WASHINGTON, Dec. 7, 2016 - The election of Donald Trump provides ag retailers “an opportunity for us to take on some real regulatory reform,” Agricultural Retailers Association CEO Darren Coppock told the group’s members at their annual conference in Orlando last week.
At the top of the list is Process Safety Management (PSM) standard, which the Occupational Health and Safety Administration (OSHA) rewrote and issued in July 2015. The change eliminated a longstanding retailer exemption and would have forced thousands of ag retailers who handle anhydrous ammonia to comply with the broadly written regulations, which address the safety of facilities that handle hazardous chemicals.
Litigation followed quickly, with The Fertilizer Institute and ARA leading the charge. The groups were rewarded in September when the D.C. Circuit Court of Appeals found OSHA should have gone through notice-and-comment rulemaking.
“Three Democratic appointees to that court all agreed with our position,” Coppock said. OSHA has asked for en banc review of the decision – elevation of the question to all the judges on the court. Coppock said the odds favor ARA and TFI. “The Circuit Court doesn’t usually say, ‘Gosh, we made a mistake. Let’s go back and look at this again.”
Because the litigation is not over, OSHA has yet to decide how to move forward on the PSM standard, changes to which were prompted by the deadly explosion and fire at a fertilizer plant in West, Texas, in 2013.
Following the court decision, “OSHA for some reason has come to the conclusion that they can’t do guidance of any sort, and we said, this just means you can’t change the scope of the regulation without going through notice and comment,” Coppock said.
The legal fight hasn’t been cheap. Coppock said ARA’s legal bills for the case are about $400,000. “Since the action was against a government agency, we’re going to try and get that money back,” he said.
But he noted that if ARA goes up directly against environmental nonprofit groups in court, “we won’t be able to get that money back. So there will be a need for a substantial commitment in resources to fight those battles.”
Coppock told the members that he’s asked ARA staff to come up with a list of regulations that are duplicative, costly and unnecessary. That effort is in its early stages, he said in a post-conference interview with Agri-Pulse, but one example would be National Pollutant Discharge Elimination System (NPDES) permits required for pesticide applications in some states.
“The NPDES rule is a great example, where you have to get permits for application of pesticides that are already regulated under FIFRA,” Coppock said, referring to the Federal Insecticide, Fungicide and Rodenticide Act. “That extra layer of regulation provides absolutely no safety benefit. All it does is expose people to more litigation risk and cost. That’s the kind of stuff that needs to be cleaned out.”

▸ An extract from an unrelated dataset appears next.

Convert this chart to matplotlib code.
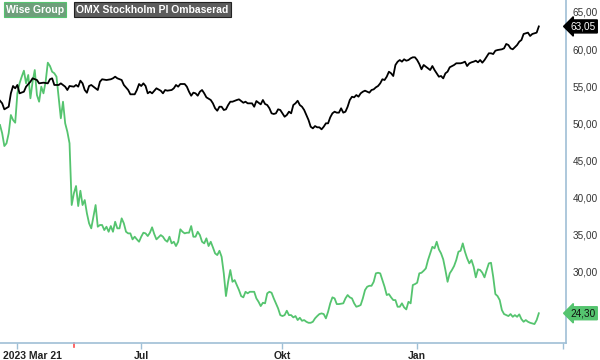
import matplotlib
matplotlib.use("Agg")
from matplotlib import pyplot as plt
from matplotlib.transforms import ScaledTranslation

plt.rcParams['font.family'] = ['Liberation Sans', 'DejaVu Sans']

# trading session index (0 = first session shown) and closing values
omx_s = [0, 1, 2, 4, 5, 6, 7, 8, 9, 11, 12, 14, 15, 17, 18, 20, 22, 23, 24, 25,
         27, 28, 30, 31, 32, 34, 35, 36, 37, 38, 39, 40, 41, 42, 44, 45, 46, 47, 49, 51,
         52, 53, 54, 56, 57, 59, 60, 62, 63, 64, 65, 66, 67, 68, 69, 70, 72, 74, 75, 76,
         77, 79, 80, 81, 82, 83, 85, 86, 87, 88, 89, 90, 91, 92, 93, 94, 95, 97, 98, 99,
         100, 101, 102, 103, 104, 105, 106, 107, 109, 110, 112, 113, 114, 116, 117, 118, 119, 120, 121, 122,
         123, 124, 125, 126, 127, 128, 129, 130, 131, 132, 133, 134, 135, 136, 137, 138, 139, 140, 141, 142,
         143, 144, 145, 146, 147, 148, 149, 150, 151, 152, 153, 154, 155, 156, 157, 158, 159, 160, 161, 162,
         163, 164, 165, 166, 167, 168, 169, 170, 171, 172, 173, 174, 175, 176, 177, 178, 179, 180, 181, 182,
         183, 184, 185, 186, 187, 188, 189, 190, 191, 192, 193, 194, 195, 196, 197, 198, 199, 200, 201, 202,
         203, 204, 205, 206, 207, 209, 210, 212, 213, 214, 215, 216, 217, 218, 219, 220, 221, 222, 223, 224,
         225, 226, 227, 228, 229, 231, 232, 233, 234, 235, 236, 238, 239, 240, 241, 242, 243, 244, 245, 247,
         248]
omx_v = [53.01, 52.66, 51.85, 52.20, 54.01, 55.00, 54.69, 55.14, 54.01, 54.23, 54.91, 55.58, 56.04, 55.81, 55.36, 55.45, 55.36, 55.91, 56.04, 55.14,
         55.14, 55.36, 54.91, 54.46, 55.00, 54.91, 55.14, 54.91, 55.72, 55.36, 54.46, 54.09, 55.00, 55.14, 54.69, 54.46, 55.58, 55.91, 55.81, 55.91,
         56.04, 56.26, 56.04, 55.81, 55.14, 54.46, 53.88, 53.88, 54.46, 55.27, 55.00, 55.36, 55.00, 54.01, 54.23, 54.01, 54.69, 54.36, 54.01, 54.46,
         54.37, 54.46, 54.69, 55.14, 54.91, 55.27, 55.27, 54.91, 54.23, 53.69, 54.10, 54.01, 53.69, 54.23, 54.46, 54.01, 53.47, 53.11, 52.66, 51.99,
         51.66, 52.20, 52.20, 51.76, 51.85, 52.43, 52.88, 52.88, 53.11, 53.20, 52.74, 52.88, 52.66, 52.66, 52.20, 52.97, 52.74, 52.52, 53.11, 52.57,
         52.43, 51.99, 51.31, 51.22, 51.31, 51.85, 51.76, 51.31, 50.85, 51.08, 51.53, 51.31, 52.43, 52.66, 53.01, 52.43, 52.20, 51.76, 51.08, 50.41,
         49.50, 49.28, 49.59, 49.42, 49.42, 49.15, 49.50, 49.96, 49.96, 50.77, 51.31, 51.53, 51.40, 51.40, 51.99, 51.40, 51.53, 52.20, 53.11, 53.55,
         53.47, 53.78, 53.56, 54.01, 54.23, 54.37, 54.23, 54.10, 54.46, 54.55, 54.82, 55.00, 55.36, 55.91, 55.81, 56.26, 56.93, 56.72, 56.35, 57.84,
         58.28, 58.51, 58.29, 58.61, 58.42, 58.51, 58.74, 58.88, 58.88, 58.51, 57.97, 57.26, 57.84, 57.61, 57.39, 57.16, 57.70, 57.16, 56.71, 56.26,
         56.35, 56.03, 56.71, 56.94, 57.53, 57.84, 58.07, 58.07, 58.15, 58.29, 57.70, 58.06, 58.20, 58.29, 58.42, 58.20, 58.51, 58.15, 58.51, 58.96,
         59.42, 59.42, 59.32, 59.77, 59.86, 59.96, 60.09, 60.68, 60.54, 60.09, 59.96, 60.54, 60.99, 61.22, 62.03, 62.12, 62.21, 61.76, 62.03, 62.21,
         63.05]

wise_s = [0, 1, 2, 3, 4, 5, 6, 7, 8, 9, 10, 11, 12, 13, 14, 15, 16, 17, 18, 19,
          20, 21, 22, 23, 24, 25, 26, 27, 28, 29, 30, 31, 32, 33, 34, 35, 36, 37, 38, 39,
          40, 41, 42, 43, 44, 45, 46, 47, 48, 49, 50, 51, 52, 53, 54, 55, 56, 57, 58, 59,
          60, 61, 62, 63, 64, 65, 66, 67, 68, 69, 70, 71, 72, 74, 75, 76, 77, 78, 79, 80,
          81, 82, 83, 84, 85, 86, 87, 88, 89, 90, 91, 92, 93, 94, 95, 96, 97, 98, 99, 100,
          101, 102, 103, 104, 105, 106, 107, 108, 109, 110, 111, 112, 113, 114, 115, 116, 117, 118, 119, 120,
          121, 122, 123, 124, 125, 126, 127, 128, 129, 130, 131, 132, 133, 134, 135, 136, 137, 138, 139, 140,
          141, 142, 143, 144, 145, 146, 147, 148, 149, 150, 151, 152, 153, 154, 155, 156, 158, 159, 160, 161,
          162, 163, 164, 165, 166, 167, 168, 169, 170, 171, 172, 173, 174, 175, 176, 177, 178, 179, 180, 181,
          182, 183, 184, 185, 186, 187, 188, 189, 190, 191, 192, 193, 194, 195, 196, 197, 198, 199, 200, 201,
          202, 203, 204, 205, 206, 207, 208, 209, 210, 211, 212, 213, 214, 215, 216, 217, 218, 219, 220, 221,
          222, 223, 224, 225, 226, 227, 228, 229, 230, 231, 232, 233, 234, 235, 236, 237, 238, 239, 240, 241,
          242, 243, 244, 245, 246, 247, 248]
wise_v = [49.73, 48.61, 46.89, 47.26, 48.61, 51.08, 50.41, 50.04, 54.01, 55.36, 56.26, 57.07, 55.36, 56.49, 53.34, 55.58, 57.16, 53.78, 52.88, 54.91,
          54.01, 55.58, 58.15, 57.70, 56.93, 56.72, 56.26, 53.38, 50.64, 52.88, 49.96, 48.82, 47.26, 38.92, 40.50, 41.49, 38.78, 40.85, 38.92, 39.59,
          37.80, 36.45, 35.77, 37.34, 38.92, 35.99, 36.22, 36.22, 35.54, 35.99, 35.31, 36.08, 35.31, 36.66, 35.77, 35.77, 37.12, 36.45, 35.31, 35.09,
          35.09, 34.28, 34.64, 34.28, 33.96, 34.64, 35.18, 35.09, 34.73, 35.18, 35.91, 35.00, 34.28, 34.86, 34.64, 34.19, 33.96, 34.64, 33.74, 33.96,
          33.38, 33.96, 35.64, 35.31, 35.09, 35.18, 35.18, 36.08, 34.64, 34.64, 35.31, 34.86, 33.96, 33.74, 34.42, 33.38, 33.96, 33.20, 32.39, 32.16,
          32.74, 31.93, 29.69, 26.62, 28.55, 30.14, 28.55, 28.78, 28.11, 27.43, 26.62, 26.45, 27.20, 26.99, 27.20, 27.20, 27.20, 26.31, 25.85, 25.27,
          25.72, 25.64, 26.99, 27.20, 27.07, 26.31, 25.64, 24.96, 24.05, 23.92, 24.05, 24.64, 24.05, 24.05, 23.74, 23.92, 23.38, 23.69, 23.28, 23.38,
          23.15, 23.01, 23.01, 23.15, 23.61, 23.92, 24.19, 24.28, 24.19, 23.61, 24.50, 25.64, 26.45, 26.31, 25.54, 25.54, 25.64, 26.31, 26.76, 26.45,
          26.31, 25.64, 25.18, 25.27, 25.41, 26.31, 27.43, 27.88, 28.01, 28.01, 28.55, 29.69, 29.77, 29.69, 28.78, 27.88, 26.76, 26.89, 26.45, 26.08,
          26.08, 25.18, 25.18, 25.64, 25.09, 24.82, 25.85, 25.64, 28.11, 28.24, 28.42, 29.69, 29.77, 30.04, 30.36, 31.49, 32.39, 33.28, 33.07, 33.96,
          32.93, 32.39, 31.58, 30.14, 28.55, 29.69, 30.14, 30.68, 31.49, 32.61, 32.74, 33.74, 32.61, 31.72, 31.04, 31.49, 30.58, 29.15, 30.23, 30.14,
          29.77, 29.15, 30.14, 31.04, 31.12, 29.23, 26.89, 26.62, 26.08, 24.73, 24.19, 24.05, 23.92, 24.19, 23.82, 24.05, 23.82, 24.15, 23.50, 23.15,
          23.38, 23.15, 23.01, 22.93, 22.84, 23.38, 24.30]

tick_s = [8, 65, 130, 192, 259]
tick_labels = ["2023 Mar 21", "Jul", "Okt", "Jan", ""]
event_s = 34
y_ticks = [30, 35, 40, 45, 50, 55, 60, 65]

green = "#55c46f"
spine_col = "#9fbfd6"

fig = plt.figure(figsize=(6, 3.6), dpi=100)
ax = fig.add_axes([0.0, 0.047, 0.9433, 0.953])

ax.plot(wise_s, wise_v, color=green, lw=1.3, solid_joinstyle="round")
ax.plot(omx_s, omx_v, color="black", lw=1.3, solid_joinstyle="round")

ax.set_xlim(0, 260.5)
ax.set_ylim(20.27, 66.62)

for side in ["left", "top"]:
    ax.spines[side].set_visible(False)
for side in ["right", "bottom"]:
    ax.spines[side].set_color(spine_col)
    ax.spines[side].set_linewidth(1.2)

ax.yaxis.tick_right()
ax.set_yticks(y_ticks)
ax.set_yticklabels([f"{v:.2f}".replace(".", ",") for v in y_ticks])
ax.tick_params(axis="y", length=0, pad=5, labelsize=7.2, labelcolor="#333333")

ax.set_xticks(tick_s)
ax.set_xticklabels(tick_labels)
ax.tick_params(axis="x", length=4, width=1, color=spine_col, pad=1.5,
               labelsize=7.5, labelcolor="#222222")
for lab in ax.get_xticklabels():
    lab.set_fontweight("bold")
first = ax.get_xticklabels()[0]
first.set_horizontalalignment("left")
first.set_transform(first.get_transform() + ScaledTranslation(-10.5 / 72, 0, fig.dpi_scale_trans))

# event marker on the time axis
ax.plot([event_s, event_s], [0, -0.012], color="#ff4d4d", lw=1.2,
        transform=ax.get_xaxis_transform(), clip_on=False)

# last-price tags
trans = ax.get_yaxis_transform()
ax.text(1.008, omx_v[-1], f"{omx_v[-1]:.2f}".replace(".", ","), transform=trans,
        ha="left", va="center", fontsize=7.2, color="white",
        bbox=dict(boxstyle="larrow,pad=0.15", fc="black", ec="black"))
ax.text(1.008, wise_v[-1], f"{wise_v[-1]:.2f}".replace(".", ","), transform=trans,
        ha="left", va="center", fontsize=7.2, color="#111111",
        bbox=dict(boxstyle="larrow,pad=0.15", fc=green, ec=green))

# legend labels
fig.text(0.010, 0.973, "Wise Group", ha="left", va="center", fontsize=7.5,
         fontweight="bold", color="white",
         bbox=dict(boxstyle="square,pad=0.22", fc="#6e9f7b", ec=green, lw=0.8))
fig.text(0.127, 0.973, "OMX Stockholm PI Ombaserad", ha="left", va="center", fontsize=7.5,
         fontweight="bold", color="white",
         bbox=dict(boxstyle="square,pad=0.22", fc="#5c5c5c", ec="#222222", lw=0.8))

fig.savefig("out.png", dpi=100)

At the conference, Coppock mentioned a white paper on regulatory reform and improvement that he said was “quarterbacked” by the American Farm Bureau Federation. Signed by more than 50 farm groups and companies, the paper says that over the years, “Republican and Democratic presidents alike have reiterated the desirability and need for an honest, transparent, open and credible regulatory process.”
At the top of the regs targeted by the groups is the EPA’s Waters of the U.S. rule, or WOTUS, which Coppock said isn’t going anywhere. “I think it can be fairly well concluded that it’s not going to happen,” he told conference attendees. The rule, issued last year, has been stayed by the 6th Circuit Court of Appeals in Cincinnati.

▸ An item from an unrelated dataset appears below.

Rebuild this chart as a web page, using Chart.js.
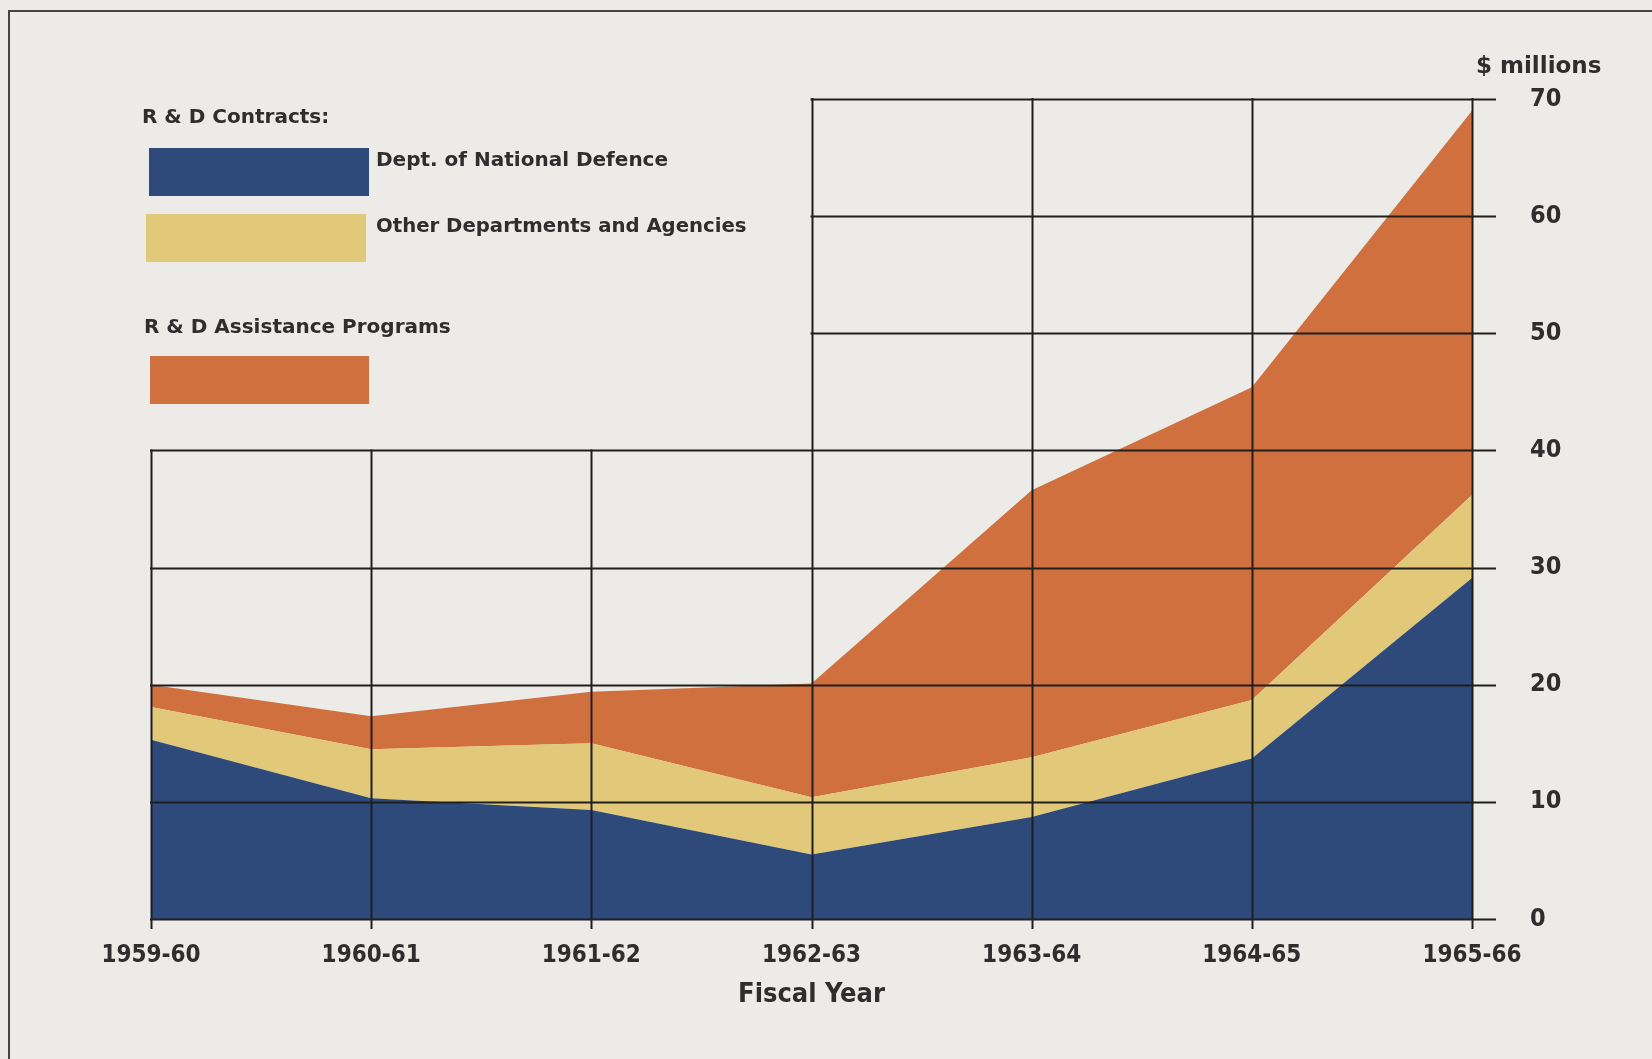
<!DOCTYPE html>
<html>
<head>
<meta charset="utf-8">
<script src="https://cdn.jsdelivr.net/npm/chart.js@4.4.1/dist/chart.umd.min.js"></script>
<style>
  html, body { margin: 0; padding: 0; background: #ecebe7; }
  #wrap { position: relative; width: 1652px; height: 1059px; overflow: hidden; }
  #wrap canvas { position: absolute; left: 0; top: 0; }
  .frame-top { position: absolute; left: 8px; right: 0; top: 10px; height: 2px; background: #444; }
  .frame-left { position: absolute; left: 8px; top: 10px; bottom: 0; width: 2px; background: #444; }
  .txt { position: absolute; font-family: "DejaVu Sans", sans-serif; font-weight: bold; color: #2e2e2e; font-size: 20px; white-space: nowrap; line-height: 1; }
  .box { position: absolute; }
</style>
</head>
<body>
<div id="wrap">
  <div class="frame-top"></div>
  <div class="frame-left"></div>
  <canvas id="chart" width="1652" height="1059"></canvas>

  <div class="txt" style="left:142px; top:106px;">R &amp; D Contracts:</div>
  <div class="box" style="left:149px; top:148px; width:220px; height:48px; background:#2d4a7b;"></div>
  <div class="txt" style="left:376px; top:149px;">Dept. of National Defence</div>
  <div class="box" style="left:146px; top:214px; width:220px; height:48px; background:#e2c97a;"></div>
  <div class="txt" style="left:376px; top:216px; font-size:19.7px;">Other Departments and Agencies</div>
  <div class="txt" style="left:144px; top:316px;">R &amp; D Assistance Programs</div>
  <div class="box" style="left:150px; top:356px; width:219px; height:48px; background:#d1703f;"></div>

  <div class="txt" style="left:1476px; top:54px; font-size:23px;">$ millions</div>
</div>

<script>
// Fiscal years on the x axis
const years = ['1959-60', '1960-61', '1961-62', '1962-63', '1963-64', '1964-65', '1965-66'];

// $ millions, stacked from the bottom up
const nationalDefence = [15.3, 10.3, 9.3, 5.5, 8.7, 13.7, 29.1];
const otherDepartments = [2.8, 4.2, 5.7, 4.9, 5.1, 5.0, 7.1];
const assistancePrograms = [1.9, 2.8, 4.4, 9.7, 22.8, 26.7, 32.8];

const yTickValues = [0, 10, 20, 30, 40, 50, 60, 70];

const lowGridTop = 40;     // first three years only get grid up to this value
const tallGridFrom = 3;    // index of the first year whose grid goes to the top

const condensed = '"Liberation Sans Narrow", "DejaVu Sans Condensed", sans-serif';
const tickFont = { family: condensed, size: 24, weight: 'bold' };
const titleFont = { family: condensed, size: 27, weight: 'bold' };

// grid drawn on top of the areas, shorter on the left like the original
const partialGrid = {
  id: 'partialGrid',
  afterDatasetsDraw(chart) {
    const { ctx, scales: { x, y } } = chart;
    ctx.save();
    ctx.strokeStyle = '#1f1f1f';
    ctx.lineWidth = 2;
    yTickValues.forEach((v) => {
      const py = Math.round(y.getPixelForValue(v)) + 0.5;
      const left = v <= lowGridTop ? x.getPixelForValue(0) : x.getPixelForValue(tallGridFrom);
      ctx.beginPath();
      ctx.moveTo(left - 1, py);
      ctx.lineTo(x.right + 24, py);
      ctx.stroke();
    });
    years.forEach((yr, i) => {
      const px = Math.round(x.getPixelForValue(i)) + 0.5;
      const top = i < tallGridFrom ? y.getPixelForValue(lowGridTop) : y.getPixelForValue(70);
      ctx.beginPath();
      ctx.moveTo(px, top - 1);
      ctx.lineTo(px, y.getPixelForValue(0) + 10);
      ctx.stroke();
    });
    ctx.restore();
  }
};

new Chart(document.getElementById('chart'), {
  type: 'line',
  data: {
    labels: years,
    datasets: [
      { label: 'Dept. of National Defence', data: nationalDefence, fill: 'origin', backgroundColor: '#2d4a7b' },
      { label: 'Other Departments and Agencies', data: otherDepartments, fill: '-1', backgroundColor: '#e2c97a' },
      { label: 'R & D Assistance Programs', data: assistancePrograms, fill: '-1', backgroundColor: '#d1703f' }
    ]
  },
  options: {
    responsive: false,
    animation: false,
    devicePixelRatio: 1,
    elements: {
      line: { borderWidth: 0, tension: 0 },
      point: { radius: 0, hoverRadius: 0 }
    },
    layout: { padding: { left: 151, top: 99, right: 50, bottom: 48 } },
    plugins: { legend: { display: false }, tooltip: { enabled: false } },
    scales: {
      x: {
        offset: false,
        grid: { display: false, drawTicks: false },
        border: { display: false },
        ticks: { color: '#2e2e2e', font: tickFont, padding: 22, maxRotation: 0, autoSkip: false },
        title: { display: true, text: 'Fiscal Year', color: '#2e2e2e', font: titleFont, padding: { top: 0, bottom: 0 } },
        afterFit(scale) { scale.height = 92; }
      },
      y: {
        position: 'right',
        stacked: true,
        min: 0,
        max: 70,
        grid: { display: false, drawTicks: false },
        border: { display: false },
        ticks: { stepSize: 10, color: '#2e2e2e', font: { family: condensed, size: 25, weight: 'bold' }, padding: 58 },
        afterFit(scale) { scale.width = 130; }
      }
    }
  },
  plugins: [partialGrid]
});
</script>
</body>
</html>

Continuing his summary of 2016 accomplishments, Coppock said ARA filed an amicus brief with EPA’s Environmental Appeals Board when it was considering whether to uphold the agency’s cancellation of flubendiamide (tradename: Belt). The result was a favorable decision from the EAB that allowed continued sales of the pesticide held by dealers.
EPA had for years allowed canceled products to be sold and used so long as they were no longer in the hands of the manufacturer. But when sulfoxaflor (Transform) was canceled for about a year after a court decision that found EPA had not properly considered its effects on bees, the agency did not allow sales by retailers.
“With sulfoxaflor, for the first time, EPA tried to say that only product in the hands of the grower can be used,” Coppock said. “Anything else, you’ve got three options: send it back to the manufacturer, hang on to it and hope that EPA approves a new label, or export it to a country where it’s legal to use.”
Coppock said ARA made its case to EPA but didn’t win the argument. But when the Belt case came along, and EPA tried to do the same thing, ARA made the case again, and the EAB “specifically cited our brief” in finding that the agency had to allow existing stocks to be sold, he said.
“We set a good precedent with the existing stocks provision, and it’s one that I hope with the new administration, we’ll be able to keep in place for a long time to come.”
Coppock said he’s not sure what new litigation might be in store in 2017, but mentioned the possibility of lawsuits that would go after EPA for not properly reviewing the effects of pesticides on endangered species.
In other news, Coppock said in the interview that ARA members may be looking at a dues increase next year. The group’s board will consider a package of proposals in February to raise dues by an average of about 14 percent, he said.